Working on a retainer makes it easier for your client to give you access to needed information, especially if their demands from you are consistently increasing.

The major downside to retainers is that you (the freelancer) lose if the agreed fee is not up to your target income. With a retainer, you are at the client’s beck and call, and cannot accept large or demanding projects from other clients. This means that a majority of your income will come from them.

They can also terminate the agreement at any time, which might leave you scrambling to find new clients to cover your newly created pay gap.

If you agree to a retainer, don’t stop your marketing efforts as you might need to rebuild your client list at any time. Also, include a mandatory payment for the last month worked in your agreement. Clients should also be requested to provide a 30-60 day termination notice, to give you enough time to prepare for the end of the contract.
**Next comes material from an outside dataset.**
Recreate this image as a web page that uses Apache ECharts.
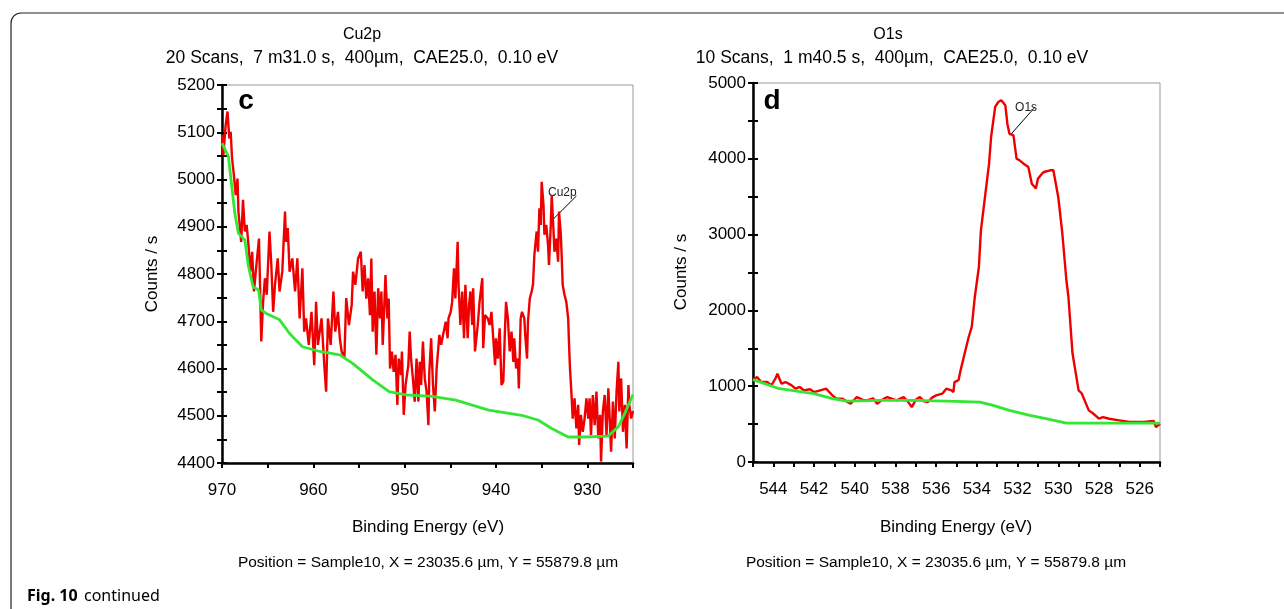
<!DOCTYPE html>
<html>
<head>
<meta charset="utf-8">
<script src="https://cdn.jsdelivr.net/npm/echarts@6/dist/echarts.min.js"></script>
<style>
html, body { margin: 0; padding: 0; background: #fff; }
#xpsChart { width: 1284px; height: 609px; }
</style>
</head>
<body>
<div id="xpsChart"></div>
<script>
// Cu2p scan (panel c): [binding energy eV, counts/s]
const cuSignal = [
  [970.0,5094],[969.85,5052],[969.6,5115],[969.4,5144],[969.2,5087],[969.05,5101],[968.9,5045],[968.7,5010],
  [968.5,4967],[968.3,5002],[968.2,4932],[968.0,4890],[967.9,4868],[967.7,4957],[967.5,4890],[967.3,4904],
  [967.1,4861],[966.9,4805],[966.7,4847],[966.5,4763],[966.2,4826],[965.95,4875],[965.7,4657],[965.5,4741],
  [965.3,4791],[965.1,4756],[964.8,4890],[964.6,4819],[964.4,4720],[964.2,4777],[963.9,4833],[963.7,4763],
  [963.4,4805],[963.1,4932],[963.0,4868],[962.8,4897],[962.6,4805],[962.3,4833],[962.0,4763],[961.75,4833],
  [961.5,4706],[961.2,4812],[961.0,4678],[960.8,4706],[960.5,4650],[960.2,4720],[959.9,4607],[959.7,4741],
  [959.5,4650],[959.1,4706],[958.8,4607],[958.6,4551],[958.4,4706],[958.1,4650],[957.8,4763],[957.6,4678],
  [957.3,4720],[957.1,4664],[956.9,4636],[956.6,4622],[956.4,4749],[956.1,4692],[955.8,4734],[955.65,4805],
  [955.4,4777],[955.1,4833],[954.8,4847],[954.6,4763],[954.4,4819],[954.2,4748],[954.0,4791],[953.8,4713],
  [953.65,4833],[953.5,4678],[953.3,4763],[953.1,4629],[952.9,4770],[952.7,4706],[952.55,4763],[952.4,4650],
  [952.1,4798],[951.9,4706],[951.75,4748],[951.6,4600],[951.4,4636],[951.2,4593],[951.0,4629],[950.8,4523],
  [950.65,4621],[950.4,4586],[950.3,4636],[950.1,4502],[949.9,4565],[949.6,4607],[949.45,4678],[949.3,4621],
  [949.1,4579],[948.9,4530],[948.7,4621],[948.5,4530],[948.35,4614],[948.2,4565],[948.0,4657],[947.8,4579],
  [947.6,4551],[947.4,4480],[947.3,4593],[947.1,4664],[946.9,4565],[946.7,4509],[946.5,4600],[946.35,4636],
  [946.2,4671],[946.0,4650],[945.8,4671],[945.5,4699],[945.3,4664],[945.2,4706],[944.96,4720],[944.8,4741],
  [944.6,4812],[944.45,4748],[944.2,4868],[944.1,4777],[943.9,4692],[943.7,4763],[943.5,4664],[943.35,4777],
  [943.1,4664],[942.95,4734],[942.8,4763],[942.6,4692],[942.5,4770],[942.3,4636],[942.0,4692],[941.8,4741],
  [941.5,4791],[941.4,4643],[941.2,4713],[940.9,4706],[940.7,4692],[940.5,4720],[940.3,4664],[940.1,4607],
  [940.0,4664],[939.8,4621],[939.6,4685],[939.4,4565],[939.2,4572],[939.05,4664],[938.9,4741],[938.7,4706],
  [938.5,4636],[938.3,4678],[938.1,4614],[938.0,4664],[937.8,4600],[937.6,4621],[937.5,4558],[937.3,4706],
  [937.15,4720],[936.9,4706],[936.8,4671],[936.6,4621],[936.5,4699],[936.3,4748],[936.1,4763],[935.95,4777],
  [935.8,4840],[935.7,4861],[935.55,4890],[935.4,4847],[935.25,4939],[935.1,4904],[935.0,4995],[934.8,4946],
  [934.7,4883],[934.5,4904],[934.3,4861],[934.2,4819],[934.0,4904],[933.9,4967],[933.7,4890],[933.6,4847],
  [933.4,4875],[933.2,4826],[933.1,4932],[932.9,4883],[932.8,4833],[932.7,4777],[932.5,4756],[932.3,4741],
  [932.1,4706],[932.0,4650],[931.9,4600],[931.75,4551],[931.6,4494],[931.4,4537],[931.2,4473],[931.0,4523],
  [930.9,4438],[930.7,4502],[930.5,4466],[930.3,4494],[930.1,4537],[929.9,4494],[929.75,4537],[929.6,4459],
  [929.4,4544],[929.2,4480],[929.0,4551],[928.8,4452],[928.6,4502],[928.5,4403],[928.3,4509],[928.1,4544],
  [927.9,4459],[927.7,4558],[927.55,4494],[927.4,4424],[927.2,4530],[927.0,4452],[926.8,4551],[926.6,4614],
  [926.5,4509],[926.3,4579],[926.1,4466],[925.9,4523],[925.7,4431],[925.5,4565],[925.4,4523],[925.2,4494],
  [925.0,4510]
];
const cuBackground = [
  [970.0,5077],[969.3,5049],[968.6,4929],[968.2,4886],[967.5,4872],[967.1,4816],[966.6,4773],[966.0,4766],
  [965.7,4724],[965.2,4717],[963.7,4703],[962.6,4674],[961.2,4646],[959.3,4636],[957.1,4629],[955.7,4611],
  [953.5,4576],[951.7,4551],[949.9,4544],[947.0,4541],[944.4,4533],[940.8,4512],[937.2,4501],[935.4,4491],
  [933.9,4473],[932.1,4455],[930.3,4455],[927.7,4457],[926.6,4477],[925.9,4505],[925.0,4545]
];
// O1s scan (panel d)
const oSignal = [
  [545.0,1077],[544.8,1121],[544.6,1055],[544.3,1055],[544.1,1011],[543.9,1099],[543.8,1165],[543.6,1033],
  [543.4,1055],[543.1,1011],[542.9,967],[542.7,990],[542.5,945],[542.2,960],[542.0,923],[541.7,945],[541.4,967],[541.1,879],
  [540.9,835],[540.6,835],[540.4,800],[540.2,769],[539.9,857],[539.6,820],[539.4,813],[539.1,840],[538.9,769],[538.6,830],[538.4,857],[537.95,813],
  [537.6,857],[537.4,800],[537.2,725],[537.0,820],[536.8,857],[536.6,800],[536.4,791],[536.2,850],[536.0,879],[535.7,901],[535.5,967],[535.25,945],
  [535.15,924],[535.1,1055],[534.9,1079],[534.8,1209],[534.6,1431],[534.4,1649],[534.25,1782],[534.1,2177],
  [533.9,2573],[533.8,3056],[533.6,3496],[533.4,3936],[533.3,4288],[533.1,4684],[532.95,4749],[532.8,4772],
  [532.6,4705],[532.5,4463],[532.4,4331],[532.2,4310],[532.05,4002],[531.9,3980],[531.7,3936],[531.47,3892],
  [531.3,3672],[531.1,3607],[531.0,3738],[530.8,3804],[530.7,3826],[530.4,3848],[530.24,3848],[530.0,3496],
  [529.8,3018],[529.6,2398],[529.5,2177],[529.3,1434],[529.0,945],[528.85,907],[528.5,681],[528.3,643],
  [528.0,571],[527.8,593],[527.5,571],[527.0,549],[526.5,527],[525.8,527],[525.3,540],[525.2,461],[525.0,505]
];
const oBackground = [
  [545.0,1086],[543.7,967],[542.0,901],[541.1,835],[540.4,804],[538.8,813],[537.1,813],[535.0,800],
  [533.85,791],[533.2,747],[532.4,681],[531.4,615],[530.6,571],[529.6,514],[527.3,514],[525.0,514]
];

const fontName = "Liberation Sans";

const xAxisFor = (grid, min, max, step, labelStep) => ({
  type: "value", gridIndex: grid, min: min, max: max, interval: step, inverse: true,
  axisLine: { onZero: false, lineStyle: { color: "#000", width: 2.5 } },
  axisTick: { length: 5, lineStyle: { color: "#000", width: 2 } },
  axisLabel: {
    margin: 19, color: "#000", fontFamily: fontName, fontSize: 17,
    formatter: v => (v % labelStep === 0 ? String(v) : "")
  },
  splitLine: { show: false }
});

const yAxisFor = (grid, min, max, step, labelStep, inside) => ({
  type: "value", gridIndex: grid, min: min, max: max, interval: step, position: "left",
  axisLine: { show: !inside, onZero: false, lineStyle: { color: "#000", width: 2.5 } },
  axisTick: { inside: inside, length: 5, lineStyle: { color: "#000", width: 2 } },
  axisLabel: {
    show: !inside, margin: 7, color: "#000", fontFamily: fontName, fontSize: 17,
    formatter: v => (v % labelStep === 0 ? String(v) : "")
  },
  splitLine: { show: false }
});

const lineSeries = (x, y, data, color, width) => ({
  type: "line", xAxisIndex: x, yAxisIndex: y, data: data, showSymbol: false,
  silent: true, animation: false, lineStyle: { color: color, width: width }
});

const label = (text, x, y, size, extra) => ({
  type: "text", x: x, y: y, silent: true,
  style: Object.assign({ text: text, fill: "#000", font: size + "px " + fontName,
    textAlign: "center", textVerticalAlign: "middle" }, extra || {})
});

const drawChart = () => {
  let myChart = echarts.init(document.getElementById("xpsChart"));
  let option = {
    backgroundColor: "#fff",
    animation: false,
    grid: [
      { left: 222, top: 85, width: 411, height: 378, show: true, borderColor: "#999", borderWidth: 1 },
      { left: 753, top: 83, width: 407, height: 379, show: true, borderColor: "#999", borderWidth: 1 }
    ],
    xAxis: [xAxisFor(0, 925, 970, 5, 10), xAxisFor(1, 525, 545, 1, 2)],
    yAxis: [
      yAxisFor(0, 4400, 5200, 50, 100, false), yAxisFor(0, 4400, 5200, 50, 100, true),
      yAxisFor(1, 0, 5000, 500, 1000, false), yAxisFor(1, 0, 5000, 500, 1000, true)
    ],
    series: [
      lineSeries(0, 0, cuSignal, "#ee0000", 2.4),
      lineSeries(0, 0, cuBackground, "#33e633", 2.8),
      lineSeries(1, 2, oSignal, "#ee0000", 2.4),
      lineSeries(1, 2, oBackground, "#33e633", 2.8)
    ],
    graphic: [
      { type: "rect", shape: { x: 11, y: 13, width: 1300, height: 620, r: 10 }, silent: true,
        style: { fill: "none", stroke: "#222", lineWidth: 1.2 } },
      label("Cu2p", 362, 35, 16),
      label("20 Scans,  7 m31.0 s,  400µm,  CAE25.0,  0.10 eV", 362, 58, 17.5),
      label("O1s", 888, 35, 16),
      label("10 Scans,  1 m40.5 s,  400µm,  CAE25.0,  0.10 eV", 892, 58, 17.5),
      Object.assign(label("Counts / s", 152, 274, 17), { rotation: Math.PI / 2 }),
      Object.assign(label("Counts / s", 681, 272, 17), { rotation: Math.PI / 2 }),
      label("Binding Energy (eV)", 428, 527, 17),
      label("Binding Energy (eV)", 956, 527, 17),
      label("Position = Sample10, X = 23035.6 µm, Y = 55879.8 µm", 428, 563, 15.5),
      label("Position = Sample10, X = 23035.6 µm, Y = 55879.8 µm", 936, 563, 15.5),
      label("c", 246, 101, 28, { font: "bold 28px " + fontName }),
      label("d", 772, 101, 28, { font: "bold 28px " + fontName }),
      label("Fig. 10", 27, 596, 16, { font: "bold 16px 'Noto Sans'", textAlign: "left" }),
      label("continued", 84, 596, 16, { font: "16px 'Noto Sans'", textAlign: "left" })
    ]
  };
  myChart.setOption(option);

  // peak markers, placed in data coordinates
  const a1 = myChart.convertToPixel({ gridIndex: 0 }, [934.0, 4911]);
  const a2 = myChart.convertToPixel({ gridIndex: 0 }, [931.2, 4965]);
  const b1 = myChart.convertToPixel({ gridIndex: 1 }, [532.37, 4310]);
  const b2 = myChart.convertToPixel({ gridIndex: 1 }, [531.14, 4683]);
  option.graphic.push(
    { type: "line", silent: true, shape: { x1: a1[0], y1: a1[1], x2: a2[0], y2: a2[1] }, style: { stroke: "#000", lineWidth: 1 } },
    label("Cu2p", a2[0] - 14, a2[1] - 3, 12, { fill: "#222" }),
    { type: "line", silent: true, shape: { x1: b1[0], y1: b1[1], x2: b2[0], y2: b2[1] }, style: { stroke: "#000", lineWidth: 1 } },
    label("O1s", b2[0] - 9, b2[1] + 1, 12, { fill: "#222" })
  );
  myChart.setOption({ graphic: option.graphic });
  window.onresize = function() {
    myChart.resize();
  };
};

drawChart();
</script>
</body>
</html>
How to Keep Raising your Rates

No freelancer has ever complained about making more than their target annual income. You can always get more value for your services.

Here’s how to steadily grow your income with both new and existing clients:

1. Specialize

The smaller your niche, the better your expertise. Well-paying clients want to work with someone who fully understands their industry, and can help them achieve their exact goals.

2. Always pitch a higher rate

Stop pitching your current rate to potential clients. If they love your work, they’ll be open to paying your quote or negotiating. Each new client should be paying slightly more than the last, not less.

3. Don’t work with problematic clients

If you can already tell that a client will eat into your time and energy, politely refuse their offer. Apart from the added stress, they will bring you, problematic clients will hardly ever agree to pay you more when you decide to increase your rates.

As your value and rates increase, the number of hours you need to spend working reduces. The best freelance price is one that allows you to build a healthy work schedule that benefits both you and your clients. With the experiences you gain from building your business, you can begin to outline your own freelance pricing manual.